TheU.S. ArmyChemical Materials Agency is hosting a ceremony on May 17 to celebrate what it calls the End of Operations.
The U.S. Army Chemical Materials Agency, or CMA, recently marked the end of its stockpile operations, destroying nearly 90 percent of the United States' declared chemical agent stockpile.
Destroying the stockpile of nerve gas and blister agents like mustard safely and on schedule is a major achievement for CMA and its systems contractors, the agency said in a news release.
A formal ceremony recognizing the achievement for CMA and its workforce will be held May 17 at 2 p.m. at the Chemical Demilitarization Training Facility at Aberdeen Proving Ground's Edgewood Area.

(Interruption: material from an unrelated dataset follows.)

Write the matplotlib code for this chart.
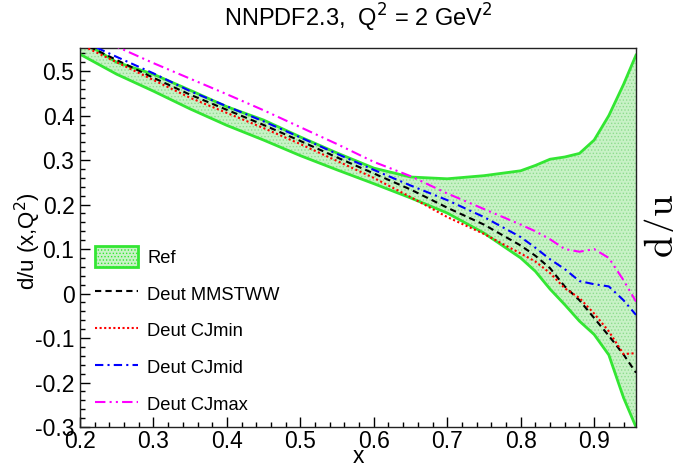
import numpy as np
import matplotlib
matplotlib.use('Agg')
import matplotlib.pyplot as plt
from matplotlib.patches import Patch
from matplotlib.lines import Line2D
from matplotlib.ticker import MultipleLocator, FuncFormatter

plt.rcParams['font.family'] = ['Liberation Sans', 'DejaVu Sans']
plt.rcParams['axes.unicode_minus'] = False
plt.rcParams['hatch.linewidth'] = 0.6

# x grid shared by all curves
x = [0.2, 0.25, 0.3, 0.35, 0.4, 0.45, 0.5, 0.55, 0.6, 0.65, 0.7, 0.75,
     0.8, 0.82, 0.84, 0.86, 0.88, 0.9, 0.92, 0.94, 0.957]

# Ref band (NNPDF2.3)
ref_lo = [0.538, 0.493, 0.455, 0.415, 0.378, 0.345, 0.31, 0.278, 0.247, 0.215, 0.181, 0.136,
          0.08, 0.05, 0.01, -0.025, -0.062, -0.092, -0.138, -0.234, -0.30]
ref_hi = [0.57, 0.52, 0.493, 0.457, 0.42, 0.39, 0.352, 0.316, 0.282, 0.262, 0.258, 0.265,
          0.276, 0.288, 0.302, 0.307, 0.315, 0.345, 0.40, 0.47, 0.536]

# reweighted with deuteron corrections
mmstww = [0.565, 0.525, 0.485, 0.447, 0.413, 0.379, 0.343, 0.306, 0.27, 0.234, 0.193, 0.155,
          0.108, 0.085, 0.057, 0.016, -0.015, -0.055, -0.095, -0.137, -0.178]
cjmin = [0.56, 0.52, 0.48, 0.44, 0.406, 0.372, 0.336, 0.298, 0.26, 0.217, 0.172, 0.134,
         0.09, 0.072, 0.046, 0.012, -0.01, -0.045, -0.085, -0.136, -0.134]
cjmid = [0.57, 0.532, 0.495, 0.455, 0.421, 0.387, 0.351, 0.314, 0.278, 0.243, 0.21, 0.172,
         0.127, 0.103, 0.077, 0.055, 0.028, 0.021, 0.016, -0.015, -0.048]
cjmax = [0.595, 0.555, 0.518, 0.483, 0.448, 0.412, 0.374, 0.336, 0.296, 0.264, 0.225, 0.19,
         0.155, 0.14, 0.122, 0.1, 0.094, 0.1, 0.08, 0.03, -0.018]

labels = ['Ref', 'Deut MMSTWW', 'Deut CJmin', 'Deut CJmid', 'Deut CJmax']

green = '#33e633'
fill_c = '#c8f2c6'

fig = plt.figure(figsize=(6.73, 4.67), dpi=100)
ax = fig.add_axes([80/673, 40/467, 556/673, 379/467])

ax.fill_between(x, ref_lo, ref_hi, facecolor=fill_c, edgecolor='#8fdc8f',
                hatch='.....', linewidth=0, zorder=1)
ax.plot(x, ref_lo, color=green, lw=2, zorder=2)
ax.plot(x, ref_hi, color=green, lw=2, zorder=2)

ls_black = (0, (3, 2))
ls_red = (0, (1, 1.2))
ls_blue = (0, (4, 2, 1, 2))
ls_mag = (0, (5, 2, 1, 2, 1, 2))
ax.plot(x, mmstww, color='k', lw=1.5, ls=ls_black, zorder=3)
ax.plot(x, cjmin, color='#ff0000', lw=1.5, ls=ls_red, zorder=3)
ax.plot(x, cjmid, color='#0000ff', lw=1.5, ls=ls_blue, zorder=3)
ax.plot(x, cjmax, color='#ff00ff', lw=1.5, ls=ls_mag, zorder=3)

ax.set_xlim(0.2, 0.957)
ax.set_ylim(-0.3, 0.552)

ax.xaxis.set_major_locator(MultipleLocator(0.1))
ax.xaxis.set_minor_locator(MultipleLocator(0.02))
ax.yaxis.set_major_locator(MultipleLocator(0.1))
ax.yaxis.set_minor_locator(MultipleLocator(0.02))

def fmt(v, pos):
    if abs(v) < 1e-9:
        return '0'
    return '{:.1f}'.format(v)

ax.xaxis.set_major_formatter(FuncFormatter(fmt))
ax.yaxis.set_major_formatter(FuncFormatter(fmt))
ax.tick_params(which='both', direction='in', top=False, right=False, labelsize=16.5, width=1)
ax.tick_params(which='major', length=7)
ax.tick_params(which='minor', length=3.5)
ax.tick_params(axis='x', pad=2.5)
ax.tick_params(axis='y', pad=4)
for s in ax.spines.values():
    s.set_linewidth(1)
    s.set_color('#222222')

fig.text(358/673, 1-27/467, r'NNPDF2.3,  Q$^{2}$ = 2 GeV$^{2}$', ha='center', va='baseline',
         fontsize=17, math_fontfamily='dejavusans')
fig.text(358/673, 1-463/467, 'x', ha='center', va='baseline', fontsize=16.5)
fig.text(35/673, 1-241/467, r'd/u (x,Q$^{2}$)', rotation=90, rotation_mode='anchor',
         ha='center', va='baseline', fontsize=16)
fig.text(1.0, 1-226/467, r'$\mathrm{d/u}$', rotation=90, rotation_mode='anchor',
         ha='center', va='baseline', fontsize=28, math_fontfamily='cm')

handles = [
    Patch(facecolor=fill_c, edgecolor=green, hatch='.....', linewidth=2),
    Line2D([], [], color='k', lw=1.5, ls=ls_black),
    Line2D([], [], color='#ff0000', lw=1.5, ls=ls_red),
    Line2D([], [], color='#0000ff', lw=1.5, ls=ls_blue),
    Line2D([], [], color='#ff00ff', lw=1.5, ls=ls_mag),
]
fs = 13.2
ax.legend(handles, labels, loc='upper left', bbox_to_anchor=(95/673, 1-246/467),
          bbox_transform=fig.transFigure, frameon=False, fontsize=fs,
          handlelength=2.35, handleheight=1.42, labelspacing=0.84,
          handletextpad=0.5, borderpad=0, borderaxespad=0)

fig.savefig('out.png', dpi=100)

The event is open to Aberdeen Proving Ground's workforce.
According to its website, the U.S. Army Chemical Materials Agency safely stores and destroyed the nation's aging chemical weapons formerly stored at eight sites across the U.S. and on Johnston Atoll in the Pacific. CMA also has the storage mission at the nation's final two stockpile sites in Colorado and Kentucky.
Among the stockpiles successfully disposed of was the mustard agent stored at Edgewood following World War I. Neutralization of the Edgewood mustard agent and destruction of storage canisters was completed in 2006. The facility used has been closed.
Operations to destroy the largest portion of the chemical stockpile, 44 percent, at Deseret Chemical Depot in Utah finished Jan. 21, 2012. Pine Bluff Arsenal, Anniston Army Depot, Umatilla Chemical Depot and Deseret Chemical Depot are currently working on closure activities, according to the CMA website.
CMA's headquarters' management team, as well as scientific, communications and support staff are based at the Edgewood Area of APG.
Greg Mahall, chief of public affairs for CMA, called the end of operations "not a big role changer for Aberdeen Proving Ground."
CMA headquarters has been at APG Edgewood since it was established in 1972, he said, and for a while there was "a portion of [chemical] stockpile stored here."
Mahall added that the headquarters will downsize when "the future mission is completely outlined, but very little should be noticed" by the community.
On a national scale, 90 percent of the 31,500 tons of chemical agent has been destroyed. The remaining 10 percent "rests with another Department of Defense agency," Mahall said, which is also at APG.
In all, five types of chemicals were destroyed — three nerve agents and two blister agents.
GB, also referred to as sarin, was one agent. Mahall explained this was the chemical used a decade ago during a terrorist attack in the subways of Tokyo. VX and a "small amount" of GA, also known as tabun, were also in that group of nerve agents. Tabun, Mahall said, was captured from the Germans in World War II.
Mustard and lewisite were the two blister agents destroyed.
The destroyed chemicals were held at nine storage sites across the country, including Johnston Atoll, a deserted island about 800 miles southwest of Honolulu, and at APG.
The remaining chemicals are held at sites in Richmond, Ky., and Pueblo, Colo.